In my case both the lateral plantar nerve, and also the first branch (AKA as the inferior calcaneal nerve, or baxters nerve) did show up positve on testing. You should go to someone knowledgeable about testing all the nerves in the foot, not only the above to rule out TTS, or polyneuropathy. They should also check for radiculopathy, but most of the time the problems in your feet are due to local inflammation even if you have some back problems. I was still told I had a form of TTS even though the other nerves tested negative.

I am getting better WITHOUT surgery, and I had a pretty advanced case. Most of the cure has been from ART to free up the adhesions pressing on the nerves. Acupuncture done by my physiatrist also has helped in reducing inflammation. Meds like Vioxx will also take down further inflammation.
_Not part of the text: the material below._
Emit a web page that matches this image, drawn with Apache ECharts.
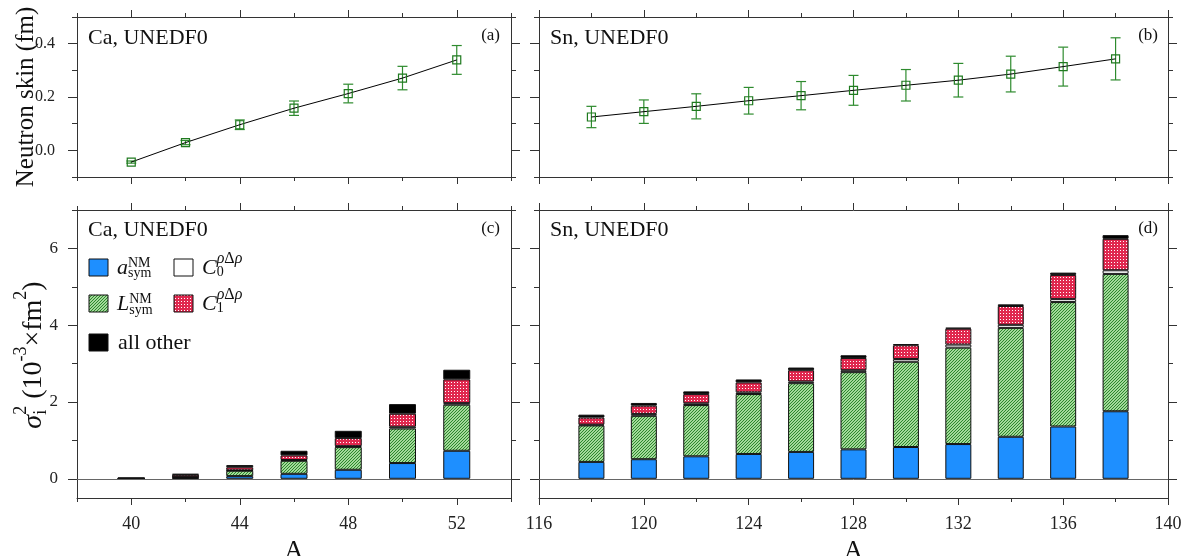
<!DOCTYPE html>
<html>
<head>
<meta charset="utf-8">
<script src="https://cdn.jsdelivr.net/npm/echarts@6/dist/echarts.min.js"></script>
<style>
  html, body { margin: 0; background: #fff; }
  #chart { width: 1182px; height: 556px; }
</style>
</head>
<body>
<div id="chart"></div>
<script>
// mass numbers
const caA = [40, 42, 44, 46, 48, 50, 52];
const snA = [118, 120, 122, 124, 126, 128, 130, 132, 134, 136, 138];

// neutron skin (fm) and its error
const caSkin = [-0.044, 0.029, 0.096, 0.158, 0.213, 0.271, 0.339];
const caSkinErr = [0.004, 0.008, 0.018, 0.027, 0.035, 0.044, 0.054];
const snSkin = [0.125, 0.145, 0.165, 0.186, 0.205, 0.225, 0.244, 0.263, 0.286, 0.314, 0.343];
const snSkinErr = [0.040, 0.044, 0.047, 0.050, 0.053, 0.056, 0.059, 0.063, 0.067, 0.073, 0.079];

// contributions to sigma^2 (10^-3 fm^2)
const caAsym = [0.004, 0.02, 0.07, 0.13, 0.235, 0.41, 0.73];
const caLsym = [0.004, 0.03, 0.14, 0.34, 0.59, 0.90, 1.20];
const caC0 = [0.001, 0.005, 0.01, 0.02, 0.025, 0.045, 0.04];
const caC1 = [0.006, 0.05, 0.08, 0.12, 0.21, 0.34, 0.62];
const caOther = [0.012, 0.025, 0.057, 0.12, 0.19, 0.25, 0.25];

const snAsym = [0.44, 0.51, 0.586, 0.647, 0.70, 0.767, 0.828, 0.905, 1.095, 1.362, 1.759];
const snLsym = [0.95, 1.13, 1.334, 1.56, 1.79, 2.01, 2.22, 2.51, 2.835, 3.24, 3.577];
const snC0 = [0.02, 0.05, 0.046, 0.043, 0.044, 0.05, 0.07, 0.08, 0.08, 0.077, 0.094];
const snC1 = [0.185, 0.215, 0.24, 0.26, 0.294, 0.32, 0.36, 0.415, 0.49, 0.63, 0.82];
const snOther = [0.075, 0.07, 0.07, 0.077, 0.069, 0.07, 0.03, 0.025, 0.043, 0.06, 0.095];

// ticks
const caXMajor = [40, 44, 48, 52];
const caXMinor = [38, 42, 46, 50, 54];
const snXMajor = [116, 120, 124, 128, 132, 136, 140];
const snXMinor = [118, 122, 126, 130, 134, 138];
const skinYMajor = [0, 0.2, 0.4];
const skinYMinor = [-0.1, 0.1, 0.3, 0.5];
const varYMajor = [0, 2, 4, 6];
const varYMinor = [1, 3, 5, 7];

const SERIF = '"Liberation Serif", "Times New Roman", serif';
const AXIS = '#333';

function makePattern(bg, fg, size, pts) {
  const c = document.createElement('canvas');
  c.width = c.height = size;
  const g = c.getContext('2d');
  g.fillStyle = bg;
  g.fillRect(0, 0, size, size);
  g.fillStyle = fg;
  pts.forEach(p => g.fillRect(p[0], p[1], 1, 1));
  return { image: c, repeat: 'repeat' };
}
const BLUE = '#1e8fff';
const GREEN = makePattern('#a3d99a', '#2c872c', 3, [[0, 2], [1, 1], [2, 0]]);
const RED = makePattern('#e0284f', '#ffffff', 3, [[1, 1]]);
const fills = [BLUE, GREEN, '#ffffff', RED, '#000000'];

// outerBoundsMode none: keep the grids exactly where they are put
const grid = [
  { left: 77, top: 17, width: 434, height: 160, outerBoundsMode: 'none' },
  { left: 539, top: 17, width: 629, height: 160, outerBoundsMode: 'none' },
  { left: 77, top: 210, width: 434, height: 288, outerBoundsMode: 'none' },
  { left: 539, top: 210, width: 629, height: 288, outerBoundsMode: 'none' }
];

const xAxis = [], yAxis = [];
function sideAxes(list, gridIndex, min, max, major, minor, sides, lens, label, extra) {
  const first = list.length;
  sides.forEach((pos, k) => {
    [major, minor].forEach((vals, m) => {
      const ax = {
        type: 'value', gridIndex, min, max, position: pos,
        axisLine: { show: m === 0, onZero: false, lineStyle: { color: AXIS, width: 1 } },
        axisTick: { show: true, inside: false, length: lens[m], customValues: vals, lineStyle: { color: AXIS } },
        axisLabel: { show: false },
        splitLine: { show: false }
      };
      if (k === 0 && m === 0) {
        if (label) ax.axisLabel = Object.assign({ show: true, customValues: vals, fontFamily: SERIF, fontSize: 17, color: '#222' }, label);
        if (extra) Object.assign(ax, extra);
      }
      list.push(ax);
    });
  });
  return first;
}
const nameStyle = { fontFamily: SERIF, fontSize: 26, color: '#111' };
const skinFmt = { margin: 22, fontSize: 16, formatter: v => v.toFixed(1) };

const gx0 = sideAxes(xAxis, 0, 38, 54, caXMajor, caXMinor, ['bottom', 'top'], [7, 4], null);
const gy0 = sideAxes(yAxis, 0, -0.1, 0.5, skinYMajor, skinYMinor, ['left', 'right'], [9, 5], skinFmt);
const gx1 = sideAxes(xAxis, 1, 116, 140, snXMajor, snXMinor, ['bottom', 'top'], [7, 4], null);
const gy1 = sideAxes(yAxis, 1, -0.1, 0.5, skinYMajor, skinYMinor, ['left', 'right'], [9, 5], null);
const aName = { name: 'A', nameLocation: 'middle', nameGap: 31, nameTextStyle: nameStyle };
const gx2 = sideAxes(xAxis, 2, 38, 54, caXMajor, caXMinor, ['bottom', 'top'], [7, 4], { margin: 17, fontSize: 18 }, aName);
const gy2 = sideAxes(yAxis, 2, -0.5, 7, varYMajor, varYMinor, ['left', 'right'], [9, 5], { margin: 19 });
const gx3 = sideAxes(xAxis, 3, 116, 140, snXMajor, snXMinor, ['bottom', 'top'], [7, 4], { margin: 17, fontSize: 18 }, aName);
const gy3 = sideAxes(yAxis, 3, -0.5, 7, varYMajor, varYMinor, ['left', 'right'], [9, 5], null);

function errRender(params, api) {
  const x = api.value(0);
  const lo = api.coord([x, api.value(1)]);
  const hi = api.coord([x, api.value(2)]);
  const st = { stroke: '#2e8b2e', lineWidth: 1.2 };
  return {
    type: 'group',
    children: [
      { type: 'line', shape: { x1: lo[0], y1: lo[1], x2: hi[0], y2: hi[1] }, style: st },
      { type: 'line', shape: { x1: lo[0] - 5, y1: lo[1], x2: lo[0] + 5, y2: lo[1] }, style: st },
      { type: 'line', shape: { x1: hi[0] - 5, y1: hi[1], x2: hi[0] + 5, y2: hi[1] }, style: st }
    ]
  };
}
function skinSeries(A, val, err, xi, yi) {
  return [
    {
      type: 'custom', xAxisIndex: xi, yAxisIndex: yi, renderItem: errRender, z: 2,
      data: A.map((a, i) => [a, val[i] - err[i], val[i] + err[i]])
    },
    {
      type: 'line', xAxisIndex: xi, yAxisIndex: yi, z: 3,
      data: A.map((a, i) => [a, val[i]]),
      symbol: 'rect', symbolSize: 8,
      itemStyle: { color: 'rgba(255,255,255,0)', borderColor: '#1f7a1f', borderWidth: 1.2 },
      lineStyle: { color: '#000', width: 1 }
    }
  ];
}
// value first, A second: makes the stack run on the y values (by index)
function stackBars(stack, A, values, xi, yi, w) {
  return values.map((v, k) => {
    const s = {
      type: 'bar', stack, xAxisIndex: xi, yAxisIndex: yi, barWidth: w,
      data: A.map((a, i) => [v[i], a]),
      encode: { x: 1, y: 0 },
      itemStyle: { color: fills[k], borderColor: '#111', borderWidth: 1 }
    };
    if (k === 0) {
      s.markLine = {
        silent: true, symbol: 'none', label: { show: false },
        lineStyle: { color: '#666', width: 1, type: 'solid' },
        data: [{ yAxis: 0 }]
      };
    }
    return s;
  });
}

// text helpers (math-like labels)
const mctx = document.createElement('canvas').getContext('2d');
function fontOf(p) { return (p.italic ? 'italic ' : '') + p.size + 'px ' + SERIF; }
function mathText(parts, x, y, opt) {
  opt = opt || {};
  let cx = 0, held = 0;
  const items = parts.map(p => {
    mctx.font = fontOf(p);
    const w = mctx.measureText(p.t).width;
    const it = { x: cx, p };
    if (p.hold) held = Math.max(held, w);
    else { cx += Math.max(w, held); held = 0; }
    return it;
  });
  const shift = opt.center ? -cx / 2 : 0;
  return {
    type: 'group', x, y, rotation: opt.rotation || 0,
    children: items.map(it => ({
      type: 'text', x: it.x + shift, y: -(it.p.rise || 0) - 0.34 * it.p.size,
      style: {
        text: it.p.t, fontSize: it.p.size, fontFamily: SERIF,
        fontStyle: it.p.italic ? 'italic' : 'normal',
        fill: '#111', align: 'left', verticalAlign: 'middle'
      }
    }))
  };
}
function label(t, x, base, size, align) {
  return {
    type: 'text', x, y: base - 0.34 * size,
    style: { text: t, fontSize: size, fontFamily: SERIF, fill: '#111', align: align || 'left', verticalAlign: 'middle' }
  };
}

const legendRows = [
  { fill: BLUE, x: 89, y: 259, parts: [{ t: 'a', size: 22, italic: true }, { t: 'NM', size: 14, rise: 8, hold: true }, { t: 'sym', size: 14, rise: -2 }] },
  { fill: '#ffffff', x: 174, y: 259, parts: [{ t: 'C', size: 22, italic: true }, { t: '0', size: 14, rise: -1, hold: true }, { t: 'ρ', size: 16, rise: 12, italic: true }, { t: 'Δ', size: 16, rise: 12 }, { t: 'ρ', size: 16, rise: 12, italic: true }] },
  { fill: GREEN, x: 89, y: 295, parts: [{ t: 'L', size: 22, italic: true }, { t: 'NM', size: 14, rise: 8, hold: true }, { t: 'sym', size: 14, rise: -3 }] },
  { fill: RED, x: 174, y: 295, parts: [{ t: 'C', size: 22, italic: true }, { t: '1', size: 14, rise: -1, hold: true }, { t: 'ρ', size: 16, rise: 12, italic: true }, { t: 'Δ', size: 16, rise: 12 }, { t: 'ρ', size: 16, rise: 12, italic: true }] },
  { fill: '#000000', x: 89, y: 334, parts: [{ t: 'all other', size: 22 }] }
];

const graphic = [
  label('Ca, UNEDF0', 88, 46, 22), label('(a)', 500, 41, 17, 'right'),
  label('Sn, UNEDF0', 550, 46, 22), label('(b)', 1158, 41, 17, 'right'),
  label('Ca, UNEDF0', 88, 238, 22), label('(c)', 500, 234, 17, 'right'),
  label('Sn, UNEDF0', 550, 238, 22), label('(d)', 1158, 234, 17, 'right'),
  mathText([{ t: 'Neutron skin (fm)', size: 25 }], 35, 97, { rotation: Math.PI / 2, center: true }),
  mathText([
    { t: 'σ', size: 28, italic: true }, { t: '2', size: 18, rise: 16, hold: true }, { t: 'i', size: 18, rise: -4 },
    { t: ' (10', size: 28 }, { t: '-3', size: 18, rise: 16 }, { t: '×fm', size: 28 }, { t: '2', size: 18, rise: 16 }, { t: ')', size: 28 }
  ], 43, 355, { rotation: Math.PI / 2, center: true })
];
legendRows.forEach(r => {
  graphic.push({ type: 'rect', shape: { x: r.x, y: r.y, width: 19, height: 17 }, style: { fill: r.fill, stroke: '#111', lineWidth: 1 } });
  graphic.push(mathText(r.parts, r.x + (r.parts.length === 1 ? 29 : 28), r.y + 17));
});

const chart = echarts.init(document.getElementById('chart'));
chart.setOption({
  animation: false,
  backgroundColor: '#fff',
  textStyle: { fontFamily: SERIF },
  grid,
  xAxis,
  yAxis,
  graphic,
  series: [].concat(
    skinSeries(caA, caSkin, caSkinErr, gx0, gy0),
    skinSeries(snA, snSkin, snSkinErr, gx1, gy1),
    stackBars('ca', caA, [caAsym, caLsym, caC0, caC1, caOther], gx2, gy2, 27),
    stackBars('sn', snA, [snAsym, snLsym, snC0, snC1, snOther], gx3, gy3, 26)
  )
});
</script>
</body>
</html>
Even icing the medial side of the heel, and ankle helps as I mentioned in the other post.

I recently started taking a very small doses of neurontin, which seems to have removed some remaining bits of burning that I had on occassion, because my nerves had been damaged from compression, and it can take up to a year for them to heal. Also it also calms down the overly sensitive nerves that have been over-firing for so long. If you have not tried neurontin, I would highly recommend it. There's also another drug called Nortriptyline that's suppossed to be even better, but it can cause water retetention. I read cortisone shots are sometimes used, but was advised against this from my treating doctors, because they said cortisone can cause destroy tissue. I have not needed them so far. I do have one stubborn bit in my right fascia due to PF, that's greatly improved, but still giving me some trouble at times. If in the future that still remains, I may consider cortisone, or EWST, but it appears as if the nerve problems have been reduced to close to 90% so far.

You really need to take a multi-care conservative approach to this. Surgery should rarely be needed, and should be avoided unless absolutely necessary.

P.S. I can move all my toes now like in the picture which was impossible back in April.

Donna

Re: Shocking Discovery!!! BUT..........

Julie on 8/05/01 at 15:30 (055555)

Donna, I agree with Donna SL. Please don't think of yourself as coming across like a know-all. There is no need for that. Think of yourself as an educated patient. Good doctors appreciate educated patients. In fact, I think it's probably a good yardstick to judge by. Can you imagine any of the doctors who contribute to heelspurs.com being irritated by your having knowledge?